Advent UMC brought in a large Love Your Neighbor As Yourself offering in 2014, garnering $260,000 to build five “bridge homes” to help homeless families get out of emergency shelter and back on their feet. They wanted to do another big effort this year, and in August, they met with leaders from various Greenville nonprofits to discern the community’s needs, ultimately identifying affordable housing as Greenville’s ongoing greatest need. They began to explore a partnership with JUMPSTART Prison Ministry, impressed with its focus on Jesus and its success rate.

“Too often we treat Christmas as if it’s our birthdays, a time of self-indulgence,” Turner said. With the Love Your Neighbor As Yourself effort, “We are trying to remind ourselves that Christmas is really about Jesus’ birth. We can’t think of a better way to celebrate that than to be obedient to his Greatest Commandment—to love God and love our neighbors as ourselves. We want to do that in a very tangible way this Christmas.”

The help Advent is giving JUMPSTART is an opportunity to make a real difference in the lives of the formerly incarcerated and the broader community into which they will return, Turner said.
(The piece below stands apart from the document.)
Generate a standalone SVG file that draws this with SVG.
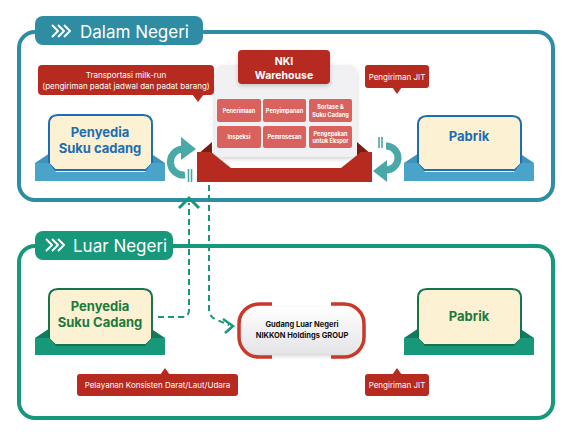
<svg xmlns="http://www.w3.org/2000/svg" width="572" height="436" viewBox="0 0 572 436">
<defs>
<style>
.t{font-family:Inter,"Noto Sans","Liberation Sans",sans-serif}
.tab{font-size:17px;fill:#fff}
.bub{font-size:8px;fill:#fff}
.cell{fill:#d9625e}
.ct{font-size:5.6px;font-weight:700;fill:#fff}
.blt{font-size:13px;font-weight:700;fill:#1c6db3}
.grt{font-size:13px;font-weight:700;fill:#1b7a3c}
.dash{fill:none;stroke:#17987a;stroke-width:2;stroke-dasharray:6 4}
.circ{fill:none;stroke:#4aa8a6;stroke-width:7}
.spd{stroke:#4aa8a6;stroke-width:1.6}
.chev{fill:none;stroke:#fff;stroke-width:2;stroke-linejoin:round}
</style>
<filter id="sh" x="-20%" y="-20%" width="140%" height="150%">
<feDropShadow dx="0" dy="2" stdDeviation="2" flood-color="#000" flood-opacity="0.18"/>
</filter>
<linearGradient id="gg" x1="0" y1="0" x2="0" y2="1">
<stop offset="0" stop-color="#ffffff"/><stop offset="1" stop-color="#e4e4e8"/>
</linearGradient>
</defs>

<!-- Panels -->
<g id="panel-dalam">
<rect x="19" y="32" width="534" height="168" rx="16" fill="#fff" stroke="#2e8ca3" stroke-width="4"/>
<rect x="35" y="16" width="168" height="29" rx="8" fill="#2e8ca3"/>
<polyline class="chev" points="52,25 58,31 52,37"/>
<polyline class="chev" points="58,25 64,31 58,37"/>
<polyline class="chev" points="64,25 70,31 64,37"/>
<text class="t tab" x="80" y="38">Dalam Negeri</text>
</g>
<g id="panel-luar">
<rect x="19" y="246" width="534" height="172" rx="16" fill="#fff" stroke="#17987a" stroke-width="4"/>
<rect x="35" y="231" width="138" height="29" rx="8" fill="#17987a"/>
<polyline class="chev" points="46,239 52,245 46,251"/>
<polyline class="chev" points="52,239 58,245 52,251"/>
<polyline class="chev" points="58,239 64,245 58,251"/>
<text class="t tab" x="73" y="252">Luar Negeri</text>
</g>

<!-- NKI Warehouse -->
<g id="nki-warehouse">
<rect x="215" y="65" width="142" height="92" rx="8" fill="#f1f1f3" filter="url(#sh)"/>
<rect class="cell" x="217" y="99" width="44" height="23" rx="2"/>
<rect class="cell" x="263" y="99" width="43" height="23" rx="2"/>
<rect class="cell" x="309" y="99" width="43" height="23" rx="2"/>
<rect class="cell" x="217" y="126" width="44" height="22" rx="2"/>
<rect class="cell" x="263" y="126" width="43" height="22" rx="2"/>
<rect class="cell" x="309" y="126" width="43" height="22" rx="2"/>
<text class="t ct" x="239" y="112.5" text-anchor="middle">Penerimaan</text>
<text class="t ct" x="284.5" y="112.5" text-anchor="middle">Penyimpanan</text>
<text class="t ct" x="330.5" y="109" text-anchor="middle">Sortase &amp;</text>
<text class="t ct" x="330.5" y="116.5" text-anchor="middle">Suku Cadang</text>
<text class="t ct" x="239" y="139" text-anchor="middle">Inspeksi</text>
<text class="t ct" x="284.5" y="139" text-anchor="middle">Pemrosesan</text>
<text class="t ct" x="330.5" y="135.5" text-anchor="middle">Pengepakan</text>
<text class="t ct" x="330.5" y="143" text-anchor="middle">untuk Ekspor</text>
<rect x="238" y="50" width="92" height="34" rx="4" fill="#b72a20" filter="url(#sh)"/>
<text class="t" x="284" y="65" text-anchor="middle" font-size="10.5" font-weight="700" fill="#fff">NKI</text>
<text class="t" x="284" y="79" text-anchor="middle" font-size="10.5" font-weight="700" fill="#fff">Warehouse</text>
<polygon points="197,155 212,142 212,155" fill="#7b1c12"/>
<polygon points="372,155 357,142 357,155" fill="#7b1c12"/>
<polygon points="197,152 211,152 231,168 341,168 361,152 372,152 372,182 197,182" fill="#b72a20"/>
</g>

<!-- Bubbles -->
<g id="bubble-milkrun">
<rect x="38" y="65" width="176" height="30" rx="4" fill="#b72a20"/>
<polygon points="192,94 204,94 198,102" fill="#b72a20"/>
<text class="t bub" x="126" y="78" text-anchor="middle">Transportasi milk-run</text>
<text class="t bub" x="126" y="89" text-anchor="middle">(pengiriman padat jadwal dan padat barang)</text>
</g>
<g id="bubble-jit-top">
<rect x="365" y="65" width="64" height="23" rx="3" fill="#b72a20"/>
<polygon points="392,87 402,87 397,94" fill="#b72a20"/>
<text class="t bub" x="397" y="79.5" text-anchor="middle">Pengiriman JIT</text>
</g>
<g id="bubble-konsisten">
<rect x="77" y="374" width="161" height="22" rx="3" fill="#b72a20"/>
<polygon points="160,375 170,375 165,368" fill="#b72a20"/>
<text class="t bub" x="157.5" y="388" text-anchor="middle">Pelayanan Konsisten Darat/Laut/Udara</text>
</g>
<g id="bubble-jit-bottom">
<rect x="365" y="374" width="64" height="22" rx="3" fill="#b72a20"/>
<polygon points="392,375 402,375 397,368" fill="#b72a20"/>
<text class="t bub" x="397" y="388" text-anchor="middle">Pengiriman JIT</text>
</g>

<!-- Dalam Negeri nodes -->
<g id="penyedia-dalam">
<polygon points="35,163 50,153 150,153 165,163" fill="#3d93bb"/>
<path d="M49,124 Q49,115 58,115 H143 Q152,115 152,124 V164 L146,170 H55 L49,164 Z" fill="#fdf1d4" stroke="#1c6db3" stroke-width="2"/>
<polygon points="35,163 49,163 56,172 145,172 152,163 165,163 165,181 35,181" fill="#4aa3c8"/>
<text class="t blt" x="100" y="137" text-anchor="middle">Penyedia</text>
<text class="t blt" x="100" y="152.5" text-anchor="middle">Suku cadang</text>
</g>
<g id="pabrik-dalam">
<polygon points="404,163 419,153 519,153 534,163" fill="#3d93bb"/>
<path d="M418,125 Q418,116 427,116 H512 Q521,116 521,125 V164 L515,170 H424 L418,164 Z" fill="#fdf1d4" stroke="#1c6db3" stroke-width="2"/>
<polygon points="404,163 418,163 425,172 514,172 521,163 534,163 534,181 404,181" fill="#4aa3c8"/>
<text class="t blt" x="469" y="141" text-anchor="middle">Pabrik</text>
</g>

<!-- Luar Negeri nodes -->
<g id="penyedia-luar">
<polygon points="35,338 50,328 150,328 165,338" fill="#127a60"/>
<path d="M49,298 Q49,289 58,289 H143 Q152,289 152,298 V339 L146,345 H55 L49,339 Z" fill="#fdf1d4" stroke="#17724e" stroke-width="2"/>
<polygon points="35,338 49,338 56,346 145,346 152,338 165,338 165,355 35,355" fill="#17987a"/>
<text class="t grt" x="100" y="311" text-anchor="middle">Penyedia</text>
<text class="t grt" x="100" y="326.5" text-anchor="middle">Suku Cadang</text>
</g>
<g id="pabrik-luar">
<polygon points="404,338 419,328 519,328 534,338" fill="#127a60"/>
<path d="M418,298 Q418,289 427,289 H512 Q521,289 521,298 V339 L515,345 H424 L418,339 Z" fill="#fdf1d4" stroke="#17724e" stroke-width="2"/>
<polygon points="404,338 418,338 425,346 514,346 521,338 534,338 534,355 404,355" fill="#17987a"/>
<text class="t grt" x="469" y="321" text-anchor="middle">Pabrik</text>
</g>
<g id="gudang-luar">
<rect x="241" y="307" width="121" height="47" rx="20" fill="url(#gg)" filter="url(#sh)"/>
<path d="M272,304 H259 A20 20 0 0 0 239,324 V337 A20 20 0 0 0 259,357 H272" fill="none" stroke="#c9392b" stroke-width="3.5"/>
<path d="M331,304 H344 A20 20 0 0 1 364,324 V337 A20 20 0 0 1 344,357 H331" fill="none" stroke="#c9392b" stroke-width="3.5"/>
<text class="t" x="302" y="327" text-anchor="middle" font-size="7.5" font-weight="700" fill="#111">Gudang Luar Negeri</text>
<text class="t" x="302" y="338" text-anchor="middle" font-size="7.5" font-weight="700" fill="#111">NIKKON Holdings GROUP</text>
</g>

<!-- Connectors -->
<g id="connectors">
<path class="circ" d="M185,175 A12 12 0 1 1 182,149"/>
<polygon points="181,137 196,149 181,160" fill="#4aa8a6"/>
<line class="spd" x1="188.5" y1="169" x2="188.5" y2="182"/>
<line class="spd" x1="191.5" y1="169" x2="191.5" y2="182"/>
<path class="circ" d="M386,146 A12 12 0 1 1 386,170"/>
<polygon points="387,160 373,171 387,182" fill="#4aa8a6"/>
<line class="spd" x1="379" y1="137" x2="379" y2="148"/>
<line class="spd" x1="382" y1="137" x2="382" y2="148"/>
<path class="dash" d="M158,317 H182 Q189,317 189,310 V203"/>
<polyline points="179,208 189,198 199,208" fill="none" stroke="#17987a" stroke-width="3"/>
<path class="dash" d="M209,185 V309 Q209,317 217,320 L229,325"/>
<polyline points="223,319 233,326 225,333" fill="none" stroke="#17987a" stroke-width="2.5"/>
</g>
</svg>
“The question is not, ‘Will these folks be released from prison?’ Most of them absolutely will be. The question is, ‘Will we help them to experience God’s grace and transformation before and after their release?’ We definitely want the answer to be yes.”



‘Angels in disguise’

Several formerly incarcerated men and women expressed thanks for the help Advent and JUMPSTART are providing.

“I honestly thought when I got arrested and went to prison my life was over. … I didn’t have hope,” said Elizabeth, a JUMPSTART participant. Now she sees a brighter future.

“Just because someone’s incarcerated doesn’t mean they’re a bad person. Things happen to us, and we all deserve a second chance, and sometimes we just need a little help to get back on our feet.”

Steven, also a JUMPSTART participant, called those who volunteer and otherwise help the program “God’s angels in disguise.”

“The imprint in my heart will be for a lifetime. It’s part of my testimony,” he said.